Pick every line with "code" from the material below.

■ **SUPPLIED INFORMATION**:
---------------

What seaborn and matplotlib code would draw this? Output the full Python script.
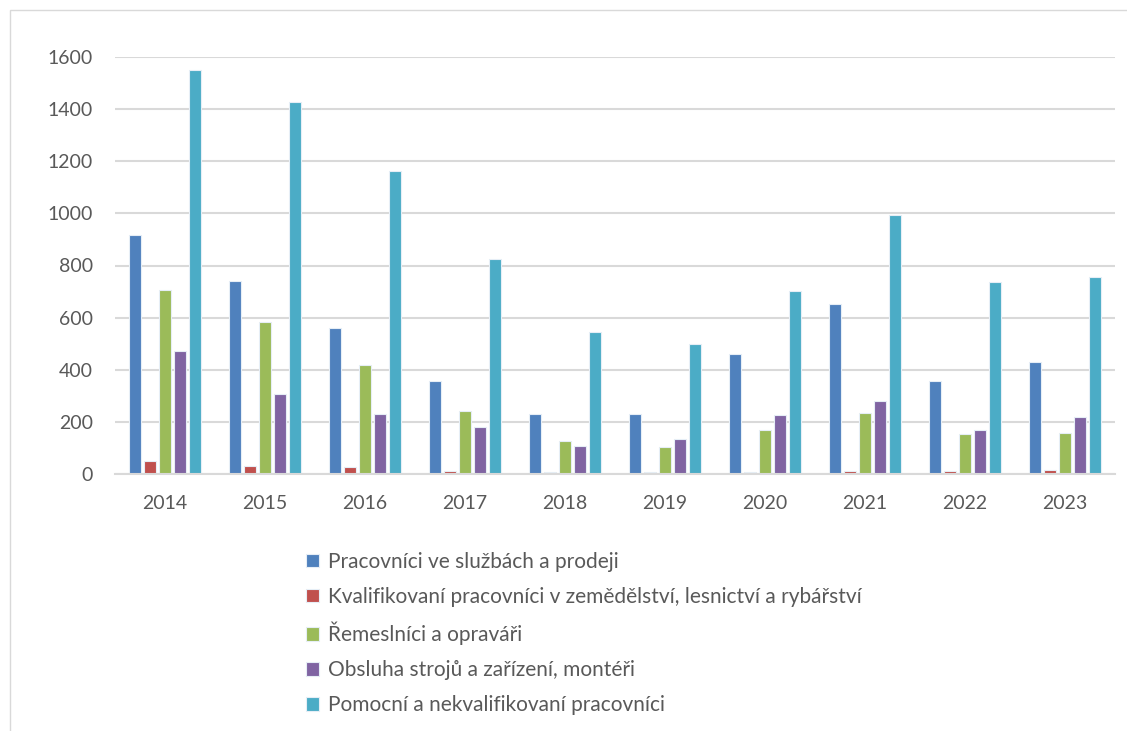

---------------

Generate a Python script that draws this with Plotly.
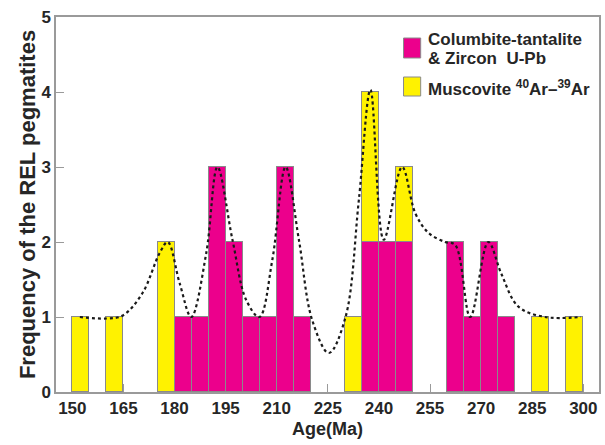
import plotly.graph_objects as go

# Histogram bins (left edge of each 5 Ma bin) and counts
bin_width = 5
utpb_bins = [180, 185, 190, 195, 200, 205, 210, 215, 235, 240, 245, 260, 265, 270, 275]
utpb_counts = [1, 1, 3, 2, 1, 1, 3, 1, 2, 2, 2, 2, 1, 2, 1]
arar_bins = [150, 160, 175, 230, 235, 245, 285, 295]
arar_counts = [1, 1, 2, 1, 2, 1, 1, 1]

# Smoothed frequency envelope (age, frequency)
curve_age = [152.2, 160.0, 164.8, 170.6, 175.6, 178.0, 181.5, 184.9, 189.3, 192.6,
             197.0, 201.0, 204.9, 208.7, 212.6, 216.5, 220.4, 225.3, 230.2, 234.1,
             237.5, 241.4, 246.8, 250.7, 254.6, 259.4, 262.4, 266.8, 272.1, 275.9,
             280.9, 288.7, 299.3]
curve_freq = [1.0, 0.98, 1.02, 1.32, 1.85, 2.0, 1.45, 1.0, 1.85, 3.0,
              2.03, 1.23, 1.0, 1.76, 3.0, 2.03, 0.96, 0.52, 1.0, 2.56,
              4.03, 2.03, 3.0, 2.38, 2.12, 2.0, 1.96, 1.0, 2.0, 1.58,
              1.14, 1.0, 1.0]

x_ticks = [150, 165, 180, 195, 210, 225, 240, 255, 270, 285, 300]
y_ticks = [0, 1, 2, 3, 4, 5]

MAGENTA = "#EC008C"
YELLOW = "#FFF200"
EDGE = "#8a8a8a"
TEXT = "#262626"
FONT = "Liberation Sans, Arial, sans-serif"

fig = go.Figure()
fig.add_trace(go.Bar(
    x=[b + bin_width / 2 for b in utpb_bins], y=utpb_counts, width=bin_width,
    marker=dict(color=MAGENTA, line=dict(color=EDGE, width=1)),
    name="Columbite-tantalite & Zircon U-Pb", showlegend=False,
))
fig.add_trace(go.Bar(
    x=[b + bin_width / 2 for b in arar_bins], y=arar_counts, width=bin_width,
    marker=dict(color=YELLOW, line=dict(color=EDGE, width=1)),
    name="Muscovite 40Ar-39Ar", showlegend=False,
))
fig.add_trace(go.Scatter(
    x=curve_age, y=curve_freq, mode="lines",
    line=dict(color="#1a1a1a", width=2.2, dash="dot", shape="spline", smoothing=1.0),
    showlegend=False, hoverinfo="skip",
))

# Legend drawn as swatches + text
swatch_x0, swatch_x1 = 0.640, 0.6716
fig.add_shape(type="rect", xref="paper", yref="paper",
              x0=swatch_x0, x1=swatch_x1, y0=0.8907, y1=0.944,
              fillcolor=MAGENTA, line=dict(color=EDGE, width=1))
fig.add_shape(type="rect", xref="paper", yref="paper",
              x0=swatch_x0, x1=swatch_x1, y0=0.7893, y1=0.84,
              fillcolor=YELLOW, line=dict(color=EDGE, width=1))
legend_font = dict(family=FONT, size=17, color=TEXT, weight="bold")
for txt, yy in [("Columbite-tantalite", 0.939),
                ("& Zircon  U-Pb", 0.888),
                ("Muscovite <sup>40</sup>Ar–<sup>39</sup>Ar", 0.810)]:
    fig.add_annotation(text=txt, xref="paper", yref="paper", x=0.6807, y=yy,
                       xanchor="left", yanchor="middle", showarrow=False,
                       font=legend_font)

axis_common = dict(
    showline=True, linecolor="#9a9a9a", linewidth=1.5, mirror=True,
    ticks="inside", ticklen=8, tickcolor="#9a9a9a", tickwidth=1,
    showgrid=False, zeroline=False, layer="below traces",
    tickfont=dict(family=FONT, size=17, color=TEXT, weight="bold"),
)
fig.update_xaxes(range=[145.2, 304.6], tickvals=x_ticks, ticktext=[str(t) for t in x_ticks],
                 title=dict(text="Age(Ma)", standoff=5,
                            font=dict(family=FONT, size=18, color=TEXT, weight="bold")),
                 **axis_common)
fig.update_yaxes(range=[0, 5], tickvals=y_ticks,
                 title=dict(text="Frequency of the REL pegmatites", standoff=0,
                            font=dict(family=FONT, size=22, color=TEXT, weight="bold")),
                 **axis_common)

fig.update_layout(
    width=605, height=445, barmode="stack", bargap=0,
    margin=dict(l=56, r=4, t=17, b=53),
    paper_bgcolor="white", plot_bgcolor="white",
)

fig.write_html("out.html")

---------------

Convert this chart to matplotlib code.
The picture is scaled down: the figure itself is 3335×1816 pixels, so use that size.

---------------

■ **WORKED ANSWER**:
What seaborn and matplotlib code would draw this? Output the full Python script.
Convert this chart to matplotlib code.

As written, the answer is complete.